▶ [GIVEN INFORMATION]

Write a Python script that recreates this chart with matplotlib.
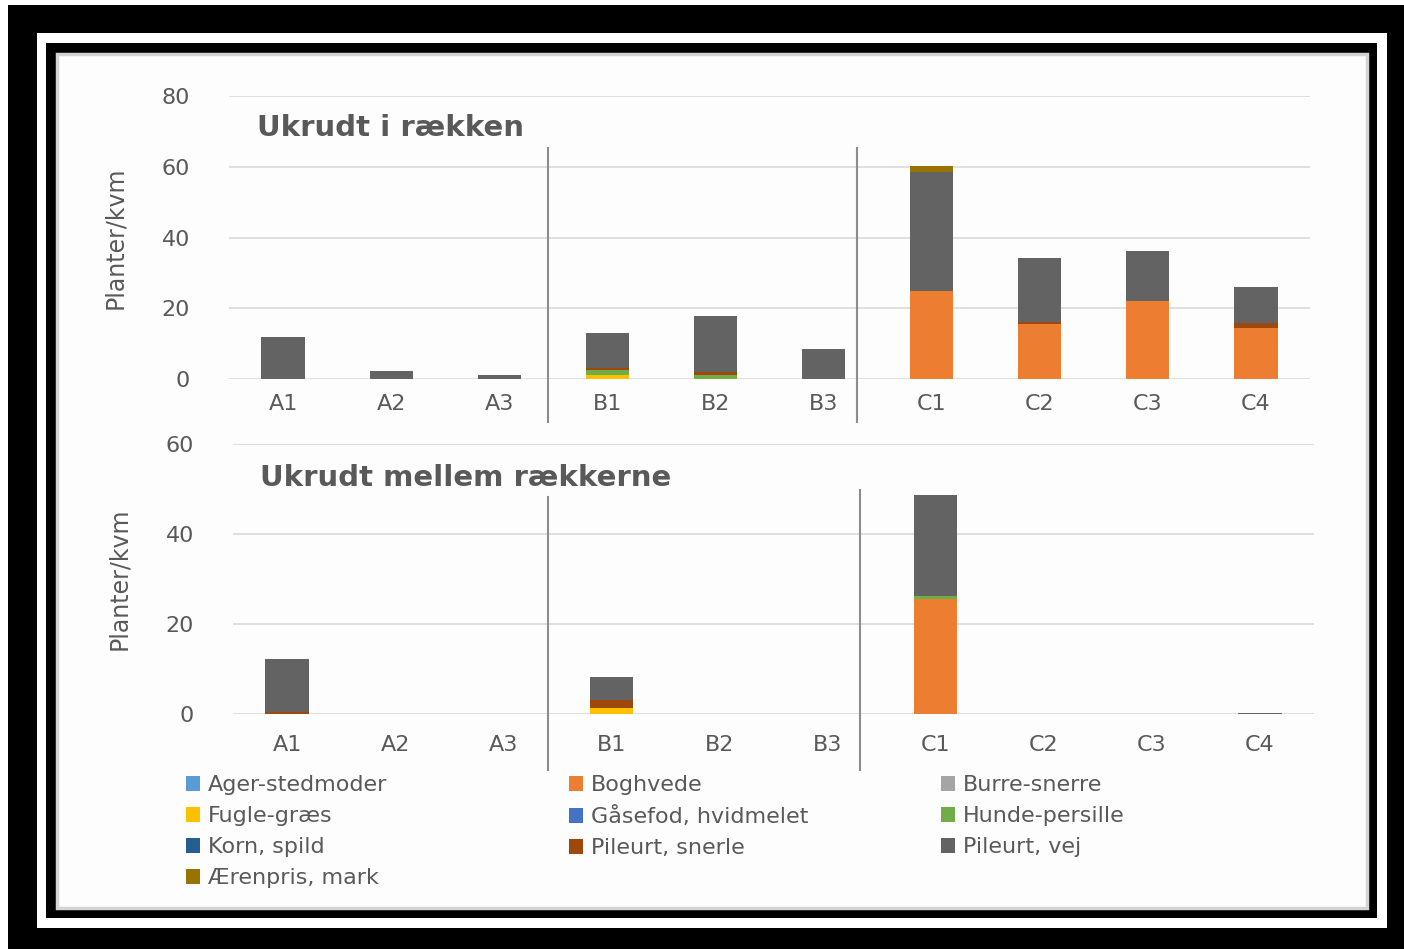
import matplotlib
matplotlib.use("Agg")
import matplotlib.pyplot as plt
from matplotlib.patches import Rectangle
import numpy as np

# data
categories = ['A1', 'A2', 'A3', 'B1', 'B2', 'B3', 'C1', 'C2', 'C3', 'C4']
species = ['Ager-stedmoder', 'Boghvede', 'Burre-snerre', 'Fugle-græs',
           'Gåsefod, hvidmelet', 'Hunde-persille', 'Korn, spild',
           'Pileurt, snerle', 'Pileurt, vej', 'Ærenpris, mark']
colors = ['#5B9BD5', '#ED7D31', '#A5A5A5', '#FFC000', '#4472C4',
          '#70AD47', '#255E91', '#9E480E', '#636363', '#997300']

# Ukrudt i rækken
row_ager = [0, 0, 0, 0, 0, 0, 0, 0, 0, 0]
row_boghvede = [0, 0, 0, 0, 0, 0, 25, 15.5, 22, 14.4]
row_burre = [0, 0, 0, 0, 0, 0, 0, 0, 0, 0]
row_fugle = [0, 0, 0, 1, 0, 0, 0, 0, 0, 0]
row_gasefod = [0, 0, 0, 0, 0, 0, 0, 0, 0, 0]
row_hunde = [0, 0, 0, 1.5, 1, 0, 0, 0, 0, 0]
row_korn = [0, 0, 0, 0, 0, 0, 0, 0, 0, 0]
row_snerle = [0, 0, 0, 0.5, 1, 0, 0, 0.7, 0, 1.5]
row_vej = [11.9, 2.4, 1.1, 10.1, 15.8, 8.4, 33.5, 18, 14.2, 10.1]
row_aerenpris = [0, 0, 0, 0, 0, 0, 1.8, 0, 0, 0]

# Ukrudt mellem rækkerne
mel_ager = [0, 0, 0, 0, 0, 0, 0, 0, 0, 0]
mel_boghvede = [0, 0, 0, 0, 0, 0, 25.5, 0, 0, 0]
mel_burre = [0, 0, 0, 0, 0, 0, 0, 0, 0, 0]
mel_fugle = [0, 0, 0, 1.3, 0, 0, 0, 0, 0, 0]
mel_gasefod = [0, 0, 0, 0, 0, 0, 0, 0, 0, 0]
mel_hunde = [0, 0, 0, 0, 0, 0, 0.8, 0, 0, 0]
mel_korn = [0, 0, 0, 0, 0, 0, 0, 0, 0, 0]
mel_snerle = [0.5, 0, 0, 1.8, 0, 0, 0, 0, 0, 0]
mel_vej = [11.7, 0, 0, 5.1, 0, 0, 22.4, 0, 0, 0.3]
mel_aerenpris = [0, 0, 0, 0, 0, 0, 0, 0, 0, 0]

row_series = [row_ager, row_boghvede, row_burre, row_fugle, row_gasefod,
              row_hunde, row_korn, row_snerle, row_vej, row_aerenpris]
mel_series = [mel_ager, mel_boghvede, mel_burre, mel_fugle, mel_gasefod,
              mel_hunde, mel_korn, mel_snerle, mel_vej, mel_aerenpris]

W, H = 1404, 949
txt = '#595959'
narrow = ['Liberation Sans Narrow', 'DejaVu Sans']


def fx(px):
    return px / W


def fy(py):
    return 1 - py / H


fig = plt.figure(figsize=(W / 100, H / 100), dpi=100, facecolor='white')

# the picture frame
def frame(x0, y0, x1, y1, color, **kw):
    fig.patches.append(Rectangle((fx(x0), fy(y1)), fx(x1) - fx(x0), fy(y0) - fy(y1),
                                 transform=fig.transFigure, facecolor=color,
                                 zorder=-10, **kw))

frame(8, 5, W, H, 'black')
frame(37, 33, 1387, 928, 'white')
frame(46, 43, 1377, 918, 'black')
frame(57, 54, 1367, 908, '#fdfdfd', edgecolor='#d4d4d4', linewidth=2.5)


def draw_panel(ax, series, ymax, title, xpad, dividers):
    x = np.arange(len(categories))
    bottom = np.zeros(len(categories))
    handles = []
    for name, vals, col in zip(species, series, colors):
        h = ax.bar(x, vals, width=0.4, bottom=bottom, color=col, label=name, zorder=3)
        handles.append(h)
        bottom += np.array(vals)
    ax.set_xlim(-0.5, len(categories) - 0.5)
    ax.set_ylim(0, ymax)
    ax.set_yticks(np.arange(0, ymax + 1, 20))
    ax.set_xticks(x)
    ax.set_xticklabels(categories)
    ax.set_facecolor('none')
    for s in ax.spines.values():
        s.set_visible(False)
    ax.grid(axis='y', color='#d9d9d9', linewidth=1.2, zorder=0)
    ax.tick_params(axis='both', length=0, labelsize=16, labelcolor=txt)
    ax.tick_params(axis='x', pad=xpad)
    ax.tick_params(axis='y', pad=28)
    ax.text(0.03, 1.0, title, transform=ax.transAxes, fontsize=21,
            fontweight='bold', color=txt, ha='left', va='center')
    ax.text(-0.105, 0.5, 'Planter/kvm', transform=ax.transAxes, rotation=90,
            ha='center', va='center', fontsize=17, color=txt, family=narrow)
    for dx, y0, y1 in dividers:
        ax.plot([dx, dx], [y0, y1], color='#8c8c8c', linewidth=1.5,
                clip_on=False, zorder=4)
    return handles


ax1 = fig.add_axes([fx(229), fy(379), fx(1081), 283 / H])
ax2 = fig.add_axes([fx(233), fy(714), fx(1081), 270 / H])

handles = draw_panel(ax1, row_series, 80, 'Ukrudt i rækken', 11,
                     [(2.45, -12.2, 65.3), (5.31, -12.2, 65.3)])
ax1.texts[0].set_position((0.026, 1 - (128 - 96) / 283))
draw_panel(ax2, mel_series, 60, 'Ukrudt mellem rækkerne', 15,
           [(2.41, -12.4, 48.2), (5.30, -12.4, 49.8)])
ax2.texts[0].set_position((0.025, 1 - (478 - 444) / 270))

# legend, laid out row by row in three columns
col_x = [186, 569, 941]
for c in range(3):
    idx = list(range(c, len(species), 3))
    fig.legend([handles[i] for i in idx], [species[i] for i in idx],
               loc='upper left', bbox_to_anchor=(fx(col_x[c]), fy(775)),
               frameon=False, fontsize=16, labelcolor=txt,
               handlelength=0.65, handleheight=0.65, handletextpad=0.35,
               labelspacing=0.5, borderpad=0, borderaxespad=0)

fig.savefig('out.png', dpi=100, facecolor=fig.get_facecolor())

▶ [OBJECTIVE] Transcribe the listing in full and omit the pictures.

▶ [OUTPUT]
Write a Python script that recreates this chart with matplotlib.
import matplotlib
matplotlib.use("Agg")
import matplotlib.pyplot as plt
from matplotlib.patches import Rectangle
import numpy as np

# data
categories = ['A1', 'A2', 'A3', 'B1', 'B2', 'B3', 'C1', 'C2', 'C3', 'C4']
species = ['Ager-stedmoder', 'Boghvede', 'Burre-snerre', 'Fugle-græs',
           'Gåsefod, hvidmelet', 'Hunde-persille', 'Korn, spild',
           'Pileurt, snerle', 'Pileurt, vej', 'Ærenpris, mark']
colors = ['#5B9BD5', '#ED7D31', '#A5A5A5', '#FFC000', '#4472C4',
          '#70AD47', '#255E91', '#9E480E', '#636363', '#997300']

# Ukrudt i rækken
row_ager = [0, 0, 0, 0, 0, 0, 0, 0, 0, 0]
row_boghvede = [0, 0, 0, 0, 0, 0, 25, 15.5, 22, 14.4]
row_burre = [0, 0, 0, 0, 0, 0, 0, 0, 0, 0]
row_fugle = [0, 0, 0, 1, 0, 0, 0, 0, 0, 0]
row_gasefod = [0, 0, 0, 0, 0, 0, 0, 0, 0, 0]
row_hunde = [0, 0, 0, 1.5, 1, 0, 0, 0, 0, 0]
row_korn = [0, 0, 0, 0, 0, 0, 0, 0, 0, 0]
row_snerle = [0, 0, 0, 0.5, 1, 0, 0, 0.7, 0, 1.5]
row_vej = [11.9, 2.4, 1.1, 10.1, 15.8, 8.4, 33.5, 18, 14.2, 10.1]
row_aerenpris = [0, 0, 0, 0, 0, 0, 1.8, 0, 0, 0]

# Ukrudt mellem rækkerne
mel_ager = [0, 0, 0, 0, 0, 0, 0, 0, 0, 0]
mel_boghvede = [0, 0, 0, 0, 0, 0, 25.5, 0, 0, 0]
mel_burre = [0, 0, 0, 0, 0, 0, 0, 0, 0, 0]
mel_fugle = [0, 0, 0, 1.3, 0, 0, 0, 0, 0, 0]
mel_gasefod = [0, 0, 0, 0, 0, 0, 0, 0, 0, 0]
mel_hunde = [0, 0, 0, 0, 0, 0, 0.8, 0, 0, 0]
mel_korn = [0, 0, 0, 0, 0, 0, 0, 0, 0, 0]
mel_snerle = [0.5, 0, 0, 1.8, 0, 0, 0, 0, 0, 0]
mel_vej = [11.7, 0, 0, 5.1, 0, 0, 22.4, 0, 0, 0.3]
mel_aerenpris = [0, 0, 0, 0, 0, 0, 0, 0, 0, 0]

row_series = [row_ager, row_boghvede, row_burre, row_fugle, row_gasefod,
              row_hunde, row_korn, row_snerle, row_vej, row_aerenpris]
mel_series = [mel_ager, mel_boghvede, mel_burre, mel_fugle, mel_gasefod,
              mel_hunde, mel_korn, mel_snerle, mel_vej, mel_aerenpris]

W, H = 1404, 949
txt = '#595959'
narrow = ['Liberation Sans Narrow', 'DejaVu Sans']


def fx(px):
    return px / W


def fy(py):
    return 1 - py / H


fig = plt.figure(figsize=(W / 100, H / 100), dpi=100, facecolor='white')

# the picture frame
def frame(x0, y0, x1, y1, color, **kw):
    fig.patches.append(Rectangle((fx(x0), fy(y1)), fx(x1) - fx(x0), fy(y0) - fy(y1),
                                 transform=fig.transFigure, facecolor=color,
                                 zorder=-10, **kw))

frame(8, 5, W, H, 'black')
frame(37, 33, 1387, 928, 'white')
frame(46, 43, 1377, 918, 'black')
frame(57, 54, 1367, 908, '#fdfdfd', edgecolor='#d4d4d4', linewidth=2.5)


def draw_panel(ax, series, ymax, title, xpad, dividers):
    x = np.arange(len(categories))
    bottom = np.zeros(len(categories))
    handles = []
    for name, vals, col in zip(species, series, colors):
        h = ax.bar(x, vals, width=0.4, bottom=bottom, color=col, label=name, zorder=3)
        handles.append(h)
        bottom += np.array(vals)
    ax.set_xlim(-0.5, len(categories) - 0.5)
    ax.set_ylim(0, ymax)
    ax.set_yticks(np.arange(0, ymax + 1, 20))
    ax.set_xticks(x)
    ax.set_xticklabels(categories)
    ax.set_facecolor('none')
    for s in ax.spines.values():
        s.set_visible(False)
    ax.grid(axis='y', color='#d9d9d9', linewidth=1.2, zorder=0)
    ax.tick_params(axis='both', length=0, labelsize=16, labelcolor=txt)
    ax.tick_params(axis='x', pad=xpad)
    ax.tick_params(axis='y', pad=28)
    ax.text(0.03, 1.0, title, transform=ax.transAxes, fontsize=21,
            fontweight='bold', color=txt, ha='left', va='center')
    ax.text(-0.105, 0.5, 'Planter/kvm', transform=ax.transAxes, rotation=90,
            ha='center', va='center', fontsize=17, color=txt, family=narrow)
    for dx, y0, y1 in dividers:
        ax.plot([dx, dx], [y0, y1], color='#8c8c8c', linewidth=1.5,
                clip_on=False, zorder=4)
    return handles


ax1 = fig.add_axes([fx(229), fy(379), fx(1081), 283 / H])
ax2 = fig.add_axes([fx(233), fy(714), fx(1081), 270 / H])

handles = draw_panel(ax1, row_series, 80, 'Ukrudt i rækken', 11,
                     [(2.45, -12.2, 65.3), (5.31, -12.2, 65.3)])
ax1.texts[0].set_position((0.026, 1 - (128 - 96) / 283))
draw_panel(ax2, mel_series, 60, 'Ukrudt mellem rækkerne', 15,
           [(2.41, -12.4, 48.2), (5.30, -12.4, 49.8)])
ax2.texts[0].set_position((0.025, 1 - (478 - 444) / 270))

# legend, laid out row by row in three columns
col_x = [186, 569, 941]
for c in range(3):
    idx = list(range(c, len(species), 3))
    fig.legend([handles[i] for i in idx], [species[i] for i in idx],
               loc='upper left', bbox_to_anchor=(fx(col_x[c]), fy(775)),
               frameon=False, fontsize=16, labelcolor=txt,
               handlelength=0.65, handleheight=0.65, handletextpad=0.35,
               labelspacing=0.5, borderpad=0, borderaxespad=0)

fig.savefig('out.png', dpi=100, facecolor=fig.get_facecolor())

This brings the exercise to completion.